We walked together beneath the shade trees on the grounds of Bedlam. I carried a gift- wrapped box from a confectionary store. We climbed the wide staircase with the other visitors, then proceeded to the criminal lunatics’ wing. I hesitated, my heart suddenly pounding, outside the iron door, that portal to hell.

“Don’t be afraid,” Slade said, his hand closing warmly around mine. “Everyone who worked for Wilhelm Stieber is gone.”

“I know.” The police had arrested the doctor who’d tortured us. Wagner was dead, accidentally killed by me. Friedrich had hanged himself in Newgate Prison. We had learned this from a Foreign Office agent who’d come to see us at the hotel where we were staying. But I had to steel my nerves as the matron admitted us to the criminal lunatics’ wing and led us down those dismal corridors. She unlocked a door, put her head in, and said, “You’ve a visitor.”

While Slade waited outside, I entered the cell. Julia Garrs sat primly on her bed. She smiled, and her violet-gray eyes sparkled with pleasure. “Charlotte! You’ve come back to see me! They said you wouldn’t, but I knew you would.”

“Hello, Julia.” Tears stung my eyes because she again reminded me so painfully of Anne. “I brought you a present.”

She tore open the wrappings. “Oh, I love candy! Thank you so much.”

“I wanted to thank you,” I said. “You saved my life.”

When Lord Palmerston had sent his troops to Bedlam, Julia had guided them to me. If not for her, I would have been murdered by Stieber.

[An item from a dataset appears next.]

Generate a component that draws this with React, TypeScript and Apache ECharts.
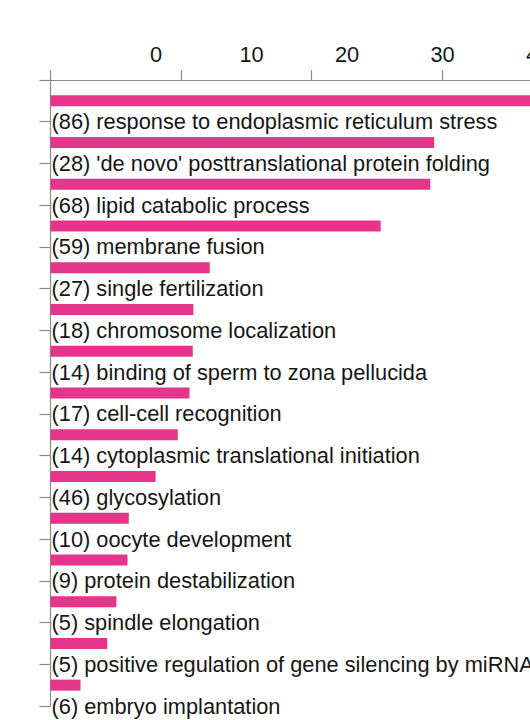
import { useEffect, useRef } from "react";
import * as echarts from "echarts";

const categories = [
  "(86) response to endoplasmic reticulum stress",
  "(28) 'de novo' posttranslational protein folding",
  "(68) lipid catabolic process",
  "(59) membrane fusion",
  "(27) single fertilization",
  "(18) chromosome localization",
  "(14) binding of sperm to zona pellucida",
  "(17) cell-cell recognition",
  "(14) cytoplasmic translational initiation",
  "(46) glycosylation",
  "(10) oocyte development",
  "(9) protein destabilization",
  "(5) spindle elongation",
  "(5) positive regulation of gene silencing by miRNA",
  "(6) embryo implantation",
];

// bar lengths, read against the tick marks of the top axis
const barValues = [
  40, 29.4, 29.1, 25.3, 12.2, 10.95, 10.9, 10.65, 9.75, 8.05, 6.0, 5.9, 5.05,
  4.35, 2.3,
];

const tickLabels = ["0", "10", "20", "30", "40"];

const AXIS_GRAY = "#8c8c8c";
const BAR_PINK = "#e5358a";
const TEXT = "#161616";
const FONT = "'Liberation Sans', Arial, Helvetica, sans-serif";
const FONT_SIZE = 21.8;

export default function App() {
  const chartRef = useRef<HTMLDivElement>(null);

  useEffect(() => {
    if (!chartRef.current) return;

    const chart = echarts.init(chartRef.current, null, { renderer: "svg" });

    chart.setOption({
      animation: false,
      grid: [
        // plot area, runs past the right edge like the cropped original
        { left: 50.5, top: 80, width: 522, height: 626 },
        // only carries the top tick labels
        { left: 156, top: 80, width: 382, height: 626 },
      ],
      xAxis: [
        {
          type: "value",
          gridIndex: 0,
          position: "top",
          min: 0,
          max: 40,
          interval: 10,
          axisLine: { show: true, lineStyle: { color: AXIS_GRAY, width: 1.2 } },
          axisTick: {
            show: true,
            length: 10,
            lineStyle: { color: AXIS_GRAY, width: 1.2 },
          },
          axisLabel: { show: false },
          splitLine: { show: false },
        },
        {
          type: "category",
          gridIndex: 1,
          position: "top",
          data: tickLabels,
          boundaryGap: false,
          axisLine: { show: false },
          axisTick: { show: false },
          axisLabel: {
            show: true,
            interval: 0,
            margin: 15,
            color: TEXT,
            fontSize: FONT_SIZE,
            fontFamily: FONT,
          },
          splitLine: { show: false },
        },
      ],
      yAxis: [
        {
          // bars and the band-edge ticks
          type: "category",
          gridIndex: 0,
          position: "left",
          data: categories,
          inverse: true,
          axisLine: { show: true, lineStyle: { color: AXIS_GRAY, width: 1.2 } },
          axisTick: {
            show: true,
            length: 11,
            lineStyle: { color: AXIS_GRAY, width: 1.2 },
          },
          axisLabel: { show: false },
          splitLine: { show: false },
        },
        {
          // names sit on the band edges, under their bars
          type: "category",
          gridIndex: 0,
          position: "left",
          data: ["", ...categories],
          inverse: true,
          boundaryGap: false,
          axisLine: { show: false },
          axisTick: { show: false },
          axisLabel: {
            inside: true,
            interval: 0,
            margin: 1,
            color: TEXT,
            fontSize: FONT_SIZE,
            fontFamily: FONT,
          },
          splitLine: { show: false },
        },
        { type: "value", gridIndex: 1, show: false },
      ],
      series: [
        {
          type: "bar",
          xAxisIndex: 0,
          yAxisIndex: 0,
          data: barValues,
          barWidth: 11,
          silent: true,
          itemStyle: { color: BAR_PINK },
        },
      ],
    });

    return () => {
      chart.dispose();
    };
  }, []);

  return (
    <div
      style={{
        position: "fixed",
        left: 0,
        top: 0,
        width: 530,
        height: 720,
        overflow: "hidden",
        background: "#ffffff",
      }}
    >
      <div ref={chartRef} style={{ width: 620, height: 720 }} />
    </div>
  );
}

She nodded as if she understood, even though I couldn’t tell her what had happened. I said, “If there’s anything I can do for you, please let me know.”

“Could you find my baby?” she asked. “And tell him that I’ll be with him soon?”

All I could say was that I promised I would. I pitied her, and I thanked God that Anne was at peace. I bid goodbye to Julia, then joined Slade in the corridor. He said, “Are you sure you want to do this?”

“Yes.” I had set off a chain of events, and I felt obligated to witness all the consequences.

The matron led us to another cell. Slade and I peered in the window. Niall Kavanagh crouched on the floor, dressed in pajamas, his red hair tousled; his spectacles had slipped down his nose. Pen in hand, he scribbled frantically on sheets of paper. His writings and diagrams looked like utter nonsense.

“He’s been doing that every day,” the matron said. The army had taken Kavanagh straight from the Crystal Palace to Bedlam. The doctors had removed the bullet that Slade had fired into his shoulder and stitched up the wound. They’d also discovered that he was suffering from pneumonia, not wool-sorter’s disease. He wasn’t going to die yet. “His ma and pa came to see him yesterday, and he got so violent we had to tie him up in a blanket gown.”

I pitied Sir William and Lady Kavanagh. As I wondered what terrible new ideas he was formulating, Kavanagh looked up. His face was puffy, his gaze blurred. He didn’t seem aware of me. Then he bent his head over his papers and continued scribbling. My heart ached because I saw Branwell in him. But I took comfort from the fact that my brother had come to his senses and repented of his sins in the end, while Kavanagh had not.